Countless children are orphaned and abandoned in South East Asia every day. AIDs and poverty and a weak-at-best social infrastructure, leave so many innocent victims just barely trying to survive. Without help, there's no hope.
Asia's Hope is grass-roots, non-denominational and indigenous. There is no huge budget for fundraising and advertising. Churches, businesses, Christian organizations and individuals are desperately needed to actively partner with Asia's Hope to provide a consistent level of financial support.
Highview connected with this amazing organization in the winter of 2008 when we were first introduced to Suradet and Yupa, a young pastor and his wife who had voluntarily taken in 13 children into their family. Eighteen months and three trips later, I am more passionate than ever about what is happening in a very small village in northern Thailand, and the 15 children, and their caregivers, who live at Hot Springs.
So I'm swimming to Thailand.
I've ridden in the back of the truck that is currently used to transport the children back and forth to school and any other outings. It was kind of fun for me. Novel, intense, feeling the hot wind whipping around me and the other sweaty little persons squished together back there. But it wasn't raining. It wasn't rainy season when it rains all the time. And I just did it once.

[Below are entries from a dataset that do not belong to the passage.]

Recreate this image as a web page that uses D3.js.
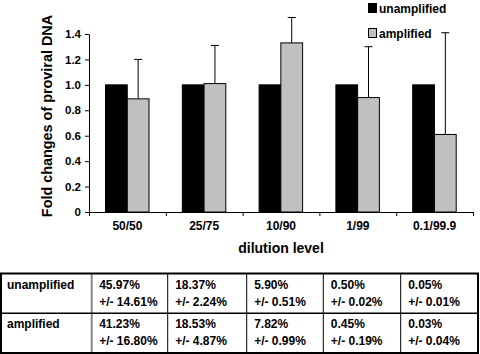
<!DOCTYPE html>
<html>
<head>
<meta charset="utf-8">
<script src="https://cdn.jsdelivr.net/npm/d3@7"></script>
<style>
  body { margin: 0; background: #fff; }
  svg text { font-family: "Liberation Sans", Arial, sans-serif; font-weight: bold; fill: #000; }
</style>
</head>
<body>
<div id="chart"></div>
<script>
const categories = ["50/50", "25/75", "10/90", "1/99", "0.1/99.9"];
const unamplified = [1.0, 1.0, 1.0, 1.0, 1.0];
const amplified = [0.89, 1.01, 1.33, 0.90, 0.61];
const amplifiedErr = [0.31, 0.30, 0.20, 0.40, 0.80];
const yTicks = [0, 0.2, 0.4, 0.6, 0.8, 1.0, 1.2, 1.4];
const seriesNames = ["unamplified", "amplified"];
const rowLabels = ["unamplified", "amplified"];
const tableMeans = [
  ["45.97%", "18.37%", "5.90%", "0.50%", "0.05%"],
  ["41.23%", "18.53%", "7.82%", "0.45%", "0.03%"]
];
const tableSds = [
  ["+/- 14.61%", "+/- 2.24%", "+/- 0.51%", "+/- 0.02%", "+/- 0.01%"],
  ["+/- 16.80%", "+/- 4.87%", "+/- 0.99%", "+/- 0.19%", "+/- 0.04%"]
];

const W = 480, H = 354;
const m = {left: 89, right: 7, top: 34, bottom: 142};
const colors = ["#000000", "#c0c0c0"];

const svg = d3.select("#chart").append("svg")
  .attr("width", W).attr("height", H);

const x0 = d3.scaleBand().domain(categories).range([m.left, W - m.right]);
const x1 = d3.scaleBand().domain(seriesNames).range([16.5, 16.5 + 43.5]);
const y = d3.scaleLinear().domain([0, 1.4]).range([H - m.bottom, m.top]);

// bars
const g = svg.append("g");
categories.forEach((c, i) => {
  const vals = [unamplified[i], amplified[i]];
  vals.forEach((v, j) => {
    g.append("rect")
      .attr("x", x0(c) + x1(seriesNames[j]))
      .attr("y", y(v))
      .attr("width", x1.bandwidth())
      .attr("height", y(0) - y(v))
      .attr("fill", colors[j])
      .attr("stroke", "#000")
      .attr("stroke-width", 1);
  });
  // error bar on amplified
  const cx = x0(c) + x1("amplified") + x1.bandwidth() / 2;
  const top = amplified[i] + amplifiedErr[i];
  g.append("line").attr("x1", cx).attr("x2", cx)
    .attr("y1", y(amplified[i])).attr("y2", y(top))
    .attr("stroke", "#000").attr("stroke-width", 1);
  g.append("line").attr("x1", cx - 4).attr("x2", cx + 4)
    .attr("y1", y(top)).attr("y2", y(top))
    .attr("stroke", "#000").attr("stroke-width", 1);
});

// y axis
const yAxis = svg.append("g")
  .attr("transform", `translate(${m.left},0)`)
  .call(d3.axisLeft(y).tickValues(yTicks)
    .tickFormat(d => d === 0 ? "0" : d3.format(".1f")(d))
    .tickSize(4).tickSizeOuter(0).tickPadding(4));
yAxis.selectAll("text").style("font-size", "11.5px");

// x axis: boundary ticks, labels centered in bands
const xb = d3.scaleLinear().domain([0, categories.length]).range([m.left, W - m.right]);
svg.append("g")
  .attr("transform", `translate(0,${y(0)})`)
  .call(d3.axisBottom(xb).ticks(categories.length).tickFormat("").tickSize(4).tickSizeOuter(4));
const xAxis = svg.append("g")
  .attr("transform", `translate(0,${y(0)})`)
  .call(d3.axisBottom(x0).tickSize(0).tickPadding(9));
xAxis.select(".domain").remove();
xAxis.selectAll("text").style("font-size", "12px");
svg.selectAll(".domain").attr("stroke", "#000");

// axis titles
svg.append("text")
  .attr("x", (m.left + W - m.right) / 2).attr("y", 253)
  .attr("text-anchor", "middle").style("font-size", "14px")
  .text("dilution level");
svg.append("text")
  .attr("transform", "translate(52,116) rotate(-90)")
  .attr("text-anchor", "middle").style("font-size", "14.4px")
  .text("Fold changes of proviral DNA");

// legend
seriesNames.forEach((s, j) => {
  const ly = 3 + j * 25;
  svg.append("rect").attr("x", 368.5).attr("y", ly + 0.5).attr("width", 8).attr("height", 9)
    .attr("fill", colors[j]).attr("stroke", "#000").attr("stroke-width", 1);
  svg.append("text").attr("x", 379).attr("y", ly + 9.5)
    .style("font-size", "12px").text(s);
});

// table
const colX = [1, 91.7, 167.7, 246.7, 323.3, 400.7, 478];
const tTop = 273.5, tMid = 313.3, tBot = 353;
const tg = svg.append("g");
rowLabels.forEach((r, i) => {
  const ry = i === 0 ? tTop : tMid;
  tg.append("text").attr("x", 7).attr("y", ry + 15)
    .style("font-size", "12px").text(r);
  categories.forEach((c, k) => {
    const tx = colX[k + 1] + 7.5;
    tg.append("text").attr("x", tx).attr("y", ry + 15)
      .style("font-size", "12px").text(tableMeans[i][k]);
    tg.append("text").attr("x", tx).attr("y", ry + 32)
      .style("font-size", "12px").text(tableSds[i][k]);
  });
});
colX.slice(2, 6).forEach(cx => {
  tg.append("line").attr("x1", cx).attr("x2", cx).attr("y1", tTop).attr("y2", tBot)
    .attr("stroke", "#000").attr("stroke-width", 1);
});
tg.append("line").attr("x1", colX[1]).attr("x2", colX[1]).attr("y1", tTop).attr("y2", tBot)
  .attr("stroke", "#888").attr("stroke-width", 2);
tg.append("line").attr("x1", colX[0]).attr("x2", colX[6]).attr("y1", tMid).attr("y2", tMid)
  .attr("stroke", "#000").attr("stroke-width", 1.5);
tg.append("rect").attr("x", colX[0]).attr("y", tTop)
  .attr("width", colX[6] - colX[0]).attr("height", tBot - tTop)
  .attr("fill", "none").attr("stroke", "#000").attr("stroke-width", 2);
</script>
</body>
</html>
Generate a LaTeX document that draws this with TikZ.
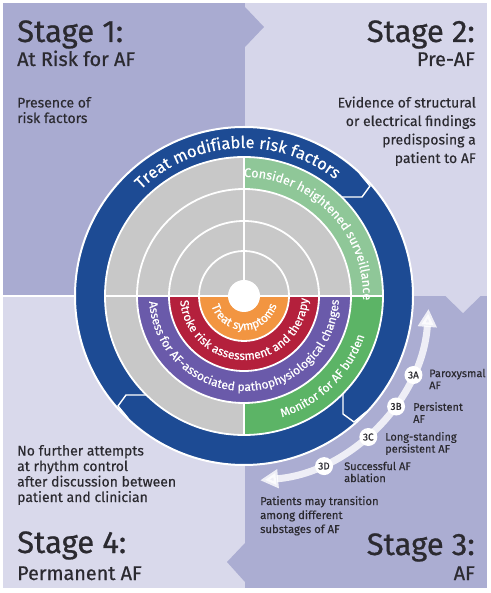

I've been in the front of the truck, in the passenger seat on the left, and heard the grinding of the gears and felt the strain of the engine climbing the hill up the lane to the house. They live in the foothills of the Himalayas and, well, it's hilly. Puts a huge strain on any vehicle. This one is wearing out.
So I'm swimming to Thailand.
If you swim 23 times back and forth across the shallow end of the Waterloo Swimplex pool, you've swum just a tad over a kilometer. So, I'm going to do that 30 times between now and September 16.
And I'm asking for sponsors. You don't have to put on a bathing suit. You don't have to get wet. You can just do some simple math, put a dollar amount beside the number 30, and multiply it. All the money will go through Highview Community Church and directed to Asia's Hope for the purchase of a new truck for Hot Springs. Any donations over $10 can be receipted for income tax purposes.
To sweeten the pot and make it that much more of a challenge for me, I am giving up ice caps for the duration. Yes. You heard me right. The money I normally spend on ice caps, I'm putting in the pot. If I take a simple approach and calculate 30 x 3.51 I get $105.30 (Well actually, that's what Paula just hollered out to me when I asked her to do it on the calculator).
But wait..there's more! I am also willing to contribute what it is costing me each time to swim. At the per swim rate (I have a pass, but we won't worry with that), it's 30 x $5.00 which comes to $150.00 (I did that in my head).
So, on top of doing the actual swim, I'm giving up ice caps AND contributing $255.30 of my own.
That's only to show how serious I am. And really, its such a small thing to do.
Last night my Mom called and asked me about my swim. She wants to sponsor me. My first sponsor. I love that about my Mom. She believes in me no matter what crazy things I try.
As I watched the sky get pink with dawn this morning, swimming back and forth beside the immense floor to ceiling windows, for my first of 30 swims, I realized just how lovely it was for me. Clean, warm water. A clean change and shower facility. A parking lot that was well cared for in a community that even has a swimming complex like this. I ate breakfast later and it wasn't rice. I didn't see one child alone and begging on the street as I drove in to work. What a different life I lead than my beautiful friends on the other side of the world.
So if you want to join me in the swim, I would gladly accept your sponsorship. You can contact me through the comments option on this blog. You can e-mail me a rabreithaupt@buildingbiggerhearts.ca. Or you can simply mail a cheque, payable to Highview Community Church per Swimming to Thailand to Highview Community Church 295 Highview Drive, Kitchener Ontario Canada N2N 2K7.
And thank you.
I'll let you know how it's going as the time goes by.